У калифорнийских испанцев наблюдался «полный недостаток в практических знаниях» — такой диагноз поставил Завалишин, понаблюдав, как они ведут хозяйство. Их многочисленный скот пасся круглый год на прекрасных травах, молоко было в изобилии и отменного качества, но масла и сливок испанцы делать не умели, как не умели коптить, солить мясо и рыбу, приготавливать сухой бульон, сушить плоды, ягоды и варить варенье, словом, не заготавливали ничего впрок. «Все приготовление мяса состояло в том, что изрезав его тонкими пластинками и сильно натерши ломтики с обеих сторон смесью соли с толченым стручковым перцем, они вялили его на солнце». Посты католики испанцы соблюдали строго, но рыбы ловили мало, даже не знали снастей. Чтобы построить лодку, с усмешкой замечает моряк Завалишин, «должны были пустить проживать в президии одного англичанина… заставив его наперед принять католичество».

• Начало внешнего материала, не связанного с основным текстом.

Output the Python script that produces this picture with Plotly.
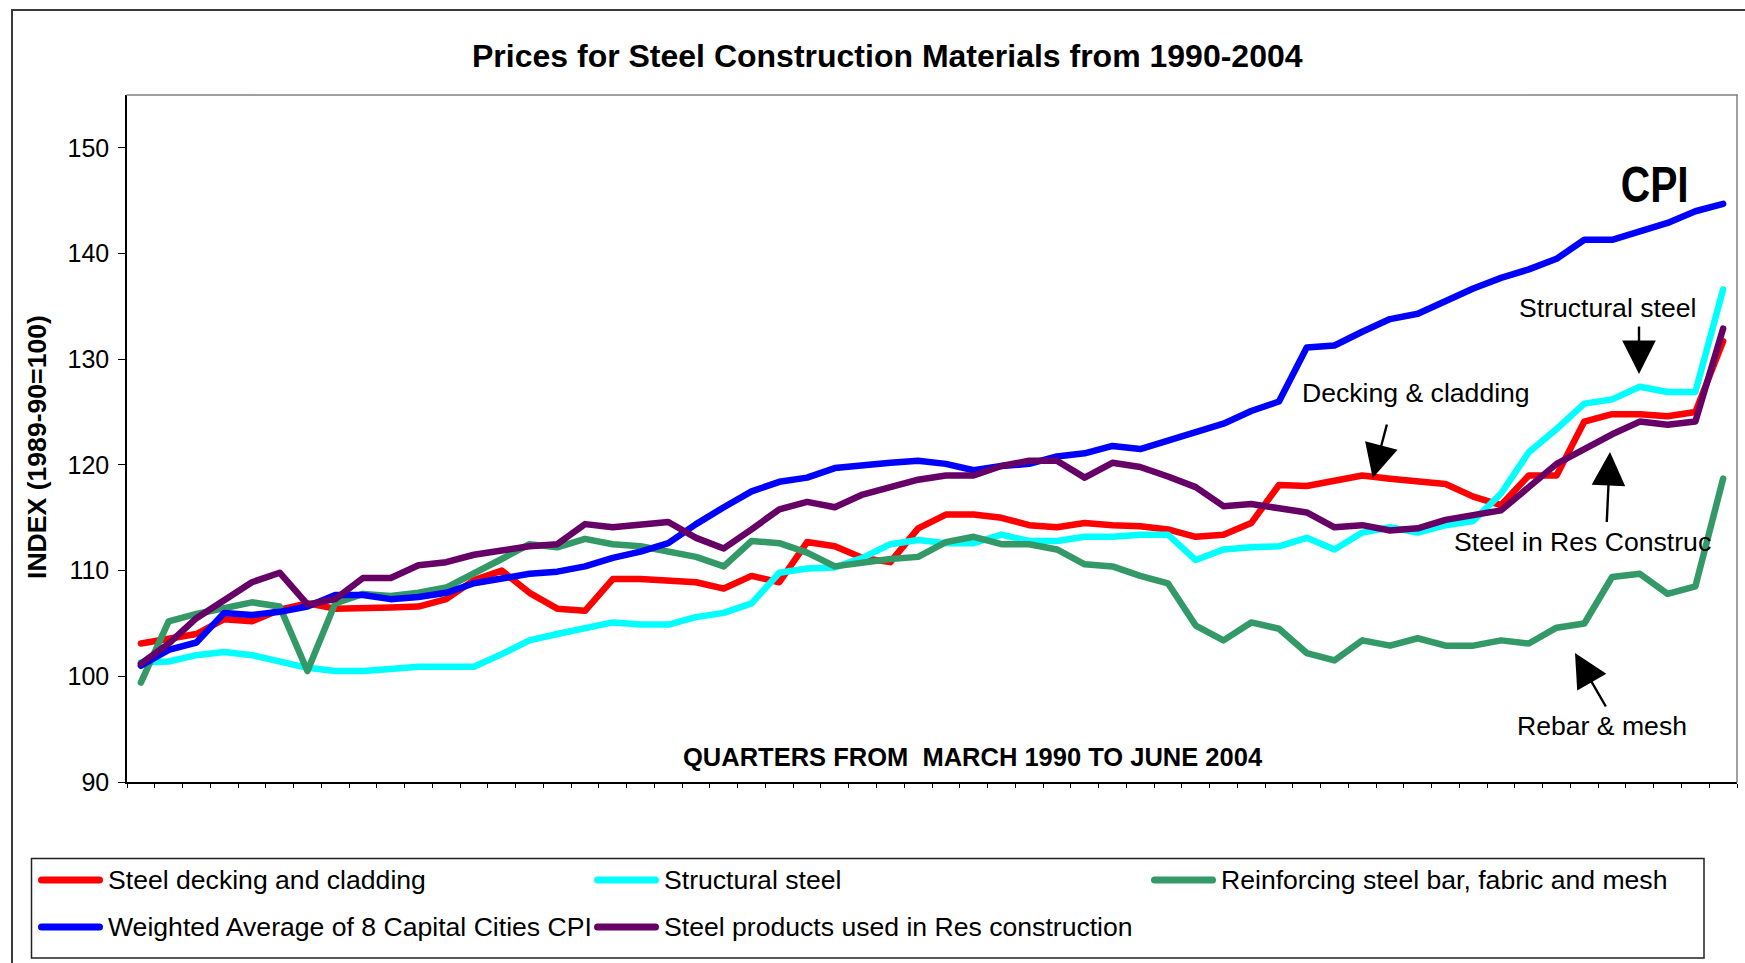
import plotly.graph_objects as go

# ---------------- data ----------------
months = ["Mar", "Jun", "Sep", "Dec"]
quarters = [f"{months[q % 4]}-{1990 + q // 4}" for q in range(58)]  # Mar-1990 .. Jun-2004

decking = [103.1, 103.6, 104.0, 105.4, 105.2, 106.3, 106.9, 106.4, 106.4, 106.5,
           106.6, 107.3, 109.1, 110.0, 107.9, 106.4, 106.2, 109.2, 109.2, 109.1,
           108.9, 108.3, 109.5, 108.9, 112.7, 112.3, 111.2, 110.8, 114.0, 115.3,
           115.3, 115.0, 114.3, 114.1, 114.5, 114.3, 114.2, 113.9, 113.2, 113.4,
           114.5, 118.1, 118.0, 118.5, 119.0, 118.7, 118.5, 118.2, 117.0, 116.2,
           119.0, 119.0, 124.1, 124.8, 124.8, 124.6, 125.0, 131.7]

structural = [101.3, 101.4, 102.0, 102.3, 102.0, 101.4, 100.8, 100.5, 100.5, 100.7,
              100.9, 100.9, 100.9, 102.1, 103.4, 104.0, 104.5, 105.1, 104.9, 104.9,
              105.6, 106.0, 106.9, 109.8, 110.2, 110.3, 111.2, 112.5, 112.9, 112.6,
              112.6, 113.4, 112.8, 112.8, 113.2, 113.2, 113.4, 113.4, 111.0, 112.0,
              112.2, 112.3, 113.1, 112.0, 113.6, 114.1, 113.6, 114.3, 114.7, 117.3,
              121.2, 123.4, 125.8, 126.2, 127.4, 126.9, 126.9, 136.6]

rebar = [99.4, 105.2, 105.9, 106.5, 107.0, 106.6, 100.5, 106.9, 107.8, 107.6,
         107.9, 108.4, 109.7, 111.1, 112.5, 112.2, 113.0, 112.5, 112.3, 111.8,
         111.3, 110.4, 112.8, 112.6, 111.7, 110.4, 110.8, 111.1, 111.3, 112.7,
         113.2, 112.5, 112.5, 112.0, 110.6, 110.4, 109.5, 108.8, 104.8, 103.4,
         105.1, 104.5, 102.2, 101.5, 103.4, 102.9, 103.6, 102.9, 102.9, 103.4,
         103.1, 104.6, 105.0, 109.4, 109.7, 107.8, 108.5, 118.7]

cpi = [101.0, 102.5, 103.2, 106.0, 105.8, 106.1, 106.6, 107.7, 107.7, 107.3,
       107.5, 107.9, 108.8, 109.2, 109.7, 109.9, 110.4, 111.2, 111.8, 112.6,
       114.4, 116.0, 117.5, 118.4, 118.8, 119.7, 120.0, 120.2, 120.4, 120.1,
       119.5, 119.9, 120.1, 120.8, 121.1, 121.8, 121.5, 122.3, 123.2, 123.9,
       125.1, 126.0, 131.1, 131.3, 132.6, 133.8, 134.3, 135.5, 136.7, 137.7,
       138.5, 139.5, 141.3, 141.3, 142.1, 142.9, 144.0, 144.7]

res_steel = [101.2, 103.1, 105.5, 107.2, 108.9, 109.8, 106.8, 107.3, 109.3, 109.3,
             110.5, 110.8, 111.5, 111.9, 112.3, 112.5, 114.4, 114.1, 114.4, 114.6,
             113.1, 112.1, 113.9, 115.8, 116.5, 116.0, 117.2, 117.9, 118.6, 119.0,
             119.0, 119.9, 120.4, 120.4, 118.8, 120.2, 119.8, 118.9, 117.9, 116.1,
             116.3, 115.9, 115.5, 114.1, 114.3, 113.8, 114.0, 114.8, 115.3, 115.7,
             117.9, 120.1, 121.5, 122.9, 124.1, 123.8, 124.1, 132.9]

series_names = ["Steel decking and cladding", "Structural steel",
                "Reinforcing steel bar, fabric and mesh",
                "Weighted Average of 8 Capital Cities CPI",
                "Steel products used in Res construction"]
series_values = [decking, structural, rebar, cpi, res_steel]
series_colors = ["#FF0000", "#00FFFF", "#339966", "#0000FF", "#660066"]

y_ticks = [90, 100, 110, 120, 130, 140, 150]

# ---------------- layout helpers ----------------
W, H = 1745, 963
ML, MR, MT, MB = 127, 8, 95, 181
PW, PH = W - ML - MR, H - MT - MB
FONT = "Liberation Sans, Arial, sans-serif"


def X(px):
    return (px - ML) / PW


def Y(py):
    return (H - MB - py) / PH


fig = go.Figure()
for name, vals, col in zip(series_names, series_values, series_colors):
    fig.add_trace(go.Scatter(x=quarters, y=vals, name=name, mode="lines",
                             line=dict(color=col, width=6.5), showlegend=False))

shapes = []
# outer chart border (extends past the right/bottom edge like the reference)
shapes.append(dict(type="rect", xref="paper", yref="paper",
                   x0=X(12), x1=X(1800), y0=Y(1010), y1=Y(10),
                   line=dict(color="#3a3a3a", width=2), layer="below"))
# plot area grey border (top and right)
shapes.append(dict(type="line", xref="paper", yref="paper", x0=0, x1=1, y0=1, y1=1,
                   line=dict(color="#808080", width=1.5)))
shapes.append(dict(type="line", xref="paper", yref="paper", x0=1, x1=1, y0=0, y1=1,
                   line=dict(color="#808080", width=1.5)))
# legend box
shapes.append(dict(type="rect", xref="paper", yref="paper",
                   x0=X(31.5), x1=X(1704), y0=Y(958), y1=Y(858.5),
                   line=dict(color="#222222", width=1.5)))

annotations = []
# legend entries (manual, Excel-like)
leg_pos = [(108, 880), (664, 880), (1221, 880), (108, 927), (664, 927)]
for (tx, ty), name, col in zip(leg_pos, series_names, series_colors):
    shapes.append(dict(type="line", xref="paper", yref="paper",
                       x0=X(tx - 66.5), x1=X(tx - 8.5), y0=Y(ty), y1=Y(ty),
                       line=dict(color=col, width=7)))
    annotations.append(dict(text=name, xref="paper", yref="paper", x=X(tx - 2), y=Y(ty),
                            xanchor="left", yanchor="middle", showarrow=False,
                            font=dict(family=FONT, size=26.6, color="black")))

# titles
annotations.append(dict(text="<b>Prices for Steel Construction Materials from 1990-2004</b>",
                        xref="paper", yref="paper", x=X(887), y=Y(56),
                        xanchor="center", yanchor="middle", showarrow=False,
                        font=dict(family=FONT, size=32, color="black")))
annotations.append(dict(text="<b>INDEX (1989-90=100)</b>", textangle=-90,
                        xref="paper", yref="paper", x=X(37), y=Y(447),
                        xanchor="center", yanchor="middle", showarrow=False,
                        font=dict(family=FONT, size=26.6, color="black")))
annotations.append(dict(text="<b>QUARTERS FROM  MARCH 1990 TO JUNE 2004</b>",
                        xref="paper", yref="paper", x=X(973), y=Y(757),
                        xanchor="center", yanchor="middle", showarrow=False,
                        font=dict(family=FONT, size=25.5, color="black")))
annotations.append(dict(text="<b>CPI</b>", xref="paper", yref="paper",
                        x=X(1654.5), y=Y(185), xanchor="center", yanchor="middle",
                        showarrow=False,
                        font=dict(family=FONT, size=50, color="black")))

# series labels
labels = [("Structural steel", 1607, 307.5), ("Decking & cladding", 1416, 393),
          ("Steel in Res Construc", 1582, 542), ("Rebar & mesh", 1602, 726)]
for txt, cx, cy in labels:
    annotations.append(dict(text=txt, xref="paper", yref="paper", x=X(cx), y=Y(cy),
                            xanchor="center", yanchor="middle", showarrow=False,
                            font=dict(family=FONT, size=26.6, color="black")))

# arrows: (head_x, head_y, tail_x, tail_y) in pixels
arrows = [(1639, 374, 1639, 325), (1372.7, 478, 1387.3, 423),
          (1610, 452, 1606.7, 523.5), (1575, 653, 1606.7, 708)]
for hx, hy, tx, ty in arrows:
    annotations.append(dict(text="", xref="paper", yref="paper", x=X(hx), y=Y(hy),
                            ax=tx - hx, ay=ty - hy, showarrow=True,
                            arrowhead=2, arrowsize=2.8, arrowwidth=2.4,
                            arrowcolor="black", standoff=0))

fig.update_layout(
    width=W, height=H,
    margin=dict(l=ML, r=MR, t=MT, b=MB, pad=0),
    paper_bgcolor="white", plot_bgcolor="white",
    font=dict(family=FONT, size=25, color="black"),
    showlegend=False,
    shapes=shapes,
    annotations=annotations,
    xaxis=dict(type="category", categoryorder="array", categoryarray=quarters,
               range=[-0.5, len(quarters) - 0.5], tickson="boundaries",
               ticks="outside", ticklen=4, tickwidth=1.3, tickcolor="black",
               showticklabels=False, showgrid=False, zeroline=False,
               showline=True, linecolor="black", linewidth=1.5),
    yaxis=dict(range=[90, 155], tickmode="array", tickvals=y_ticks,
               ticktext=[str(v) for v in y_ticks],
               ticks="outside", ticklen=7, tickwidth=1.3, tickcolor="black",
               ticklabelstandoff=4,
               showgrid=False, zeroline=False, showline=True,
               linecolor="black", linewidth=1.5,
               tickfont=dict(family=FONT, size=25, color="black")),
)

post = (
    "var s=document.createElement('style');"
    "s.innerHTML='html,body{margin:0 !important;padding:0 !important;overflow:hidden;}"
    " .scatterlayer .js-line{stroke-linejoin:round !important;stroke-linecap:round !important;}"
    " .shapelayer path{stroke-linecap:round;}';"
    "document.head.appendChild(s);"
    "document.querySelectorAll('text.annotation-text').forEach(function(t){"
    "if(t.textContent==='CPI'){t.setAttribute('textLength','68');"
    "t.setAttribute('lengthAdjust','spacingAndGlyphs');}});"
)
fig.write_html("out.html", post_script=post, config={"displayModeBar": False})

Но зачем испанцам при таком природном изобилии заготавливать продукты впрок? — У практичного и даже прижимистого Завалишина такой вопрос не возникал: заготовленные впрок продукты испанцы могли продавать морякам и получать большую прибыль. В России еще в древности изобрели множество способов сохранить до следующего урожая всё выращенное и добытое. Когда моряки уходили в длительный поход, то брали с собой квашеную капусту и соленое мясо, варенье и сушеные ягоды, соленую рыбу и овощи. Способы заготовок были всем известны, небогатые помещики сами руководили этим процессом в своих имениях.